As he turned away she asked, ‘Where are you going?’
‘Albania.’
‘But that’s… Oh, do take care!’
He stood looking down at her for a moment, his eyes half hidden under their heavy lids. Just for a moment Eulalia had let her heart speak for itself.
Driving down to Dover and once on the other side of the Channel, taking the long road home, Mr van der Leurs allowed his thoughts to dwell on a pleasant future.
October became November and brought cold wind and rain and grey skies, none of which lightened Eulalia’s mood. Mr van der Leurs had been gone for a week and she worried about him, and although she told herself that he was old enough and large enough to take care of himself she scanned the papers and listened to the news and wished that there was some way of finding out if he was back home…
The Colonel, expressing a wish to see him again, had to be told.
‘He’ll be back. Miss him, do you, Lally?’
Arranging his bedside table just so for the night, she admitted that she did, kissed him fondly and bade him sleep well.
The Colonel, waiting for sleep, thought contentedly that he had no need to worry about Lally’s future; Aderik would take care of it. He drifted off gently and died peacefully as he slept.
Somehow or other Eulalia got through the next few days. There was a great deal to do—not least the nephew to notify. There were no other family but old friends had to be told, notices printed in The Times and Telegraph, the bank manager, his solicitor informed, arrangements for the funeral made. The nephew arrived after two days, a middle-aged kindly man who needed to be housed and fed.

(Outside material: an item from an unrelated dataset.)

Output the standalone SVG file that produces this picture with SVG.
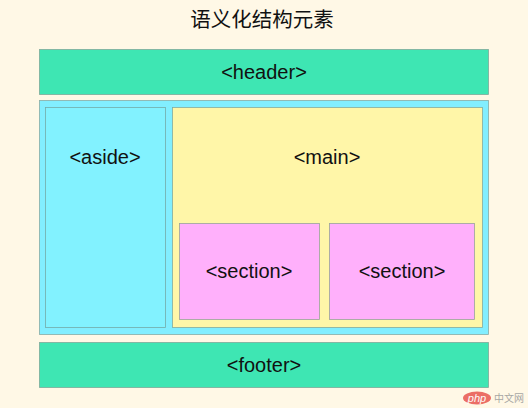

There was no question of Eulalia leaving the house until she had made her own arrangements, he told her. He had a wife and four children who would be coming to England shortly but the house was large enough—he had no intention of turning her out of her home. She thanked him, liking him for his concern, and listened politely to his plans. He was an artist of some repute and was delighted to return to London; the house was large enough to house his family in comfort, and there were attics which could be turned into a studio.
His wife and children arrived in time for the funeral so that Eulalia, opening rooms again, getting ready for their arrival, had little time to grieve. After the funeral he would return to sort out his affairs but his wife and children would remain.
Tom and Pam couldn’t have been kinder to her, and the children, although circumstances had subdued them, brought the house alive. Somehow, the funeral which she had been dreading turned into a dignified and serene occasion, with the Colonel’s old friends gathered there, making themselves known to Tom and Pam, shaking Eulalia by the hand, asking about her job, telling her in their elderly voices that she was a pretty girl and wasn’t it time she married.
However, there were still the nights to get through; there was time to grieve then and wonder what the future held for her. She would have to leave the house, of course, despite Pam’s kind insistence that she could stay as long as she wanted to. But at least Jane’s future was safe; she was to remain as housekeeper.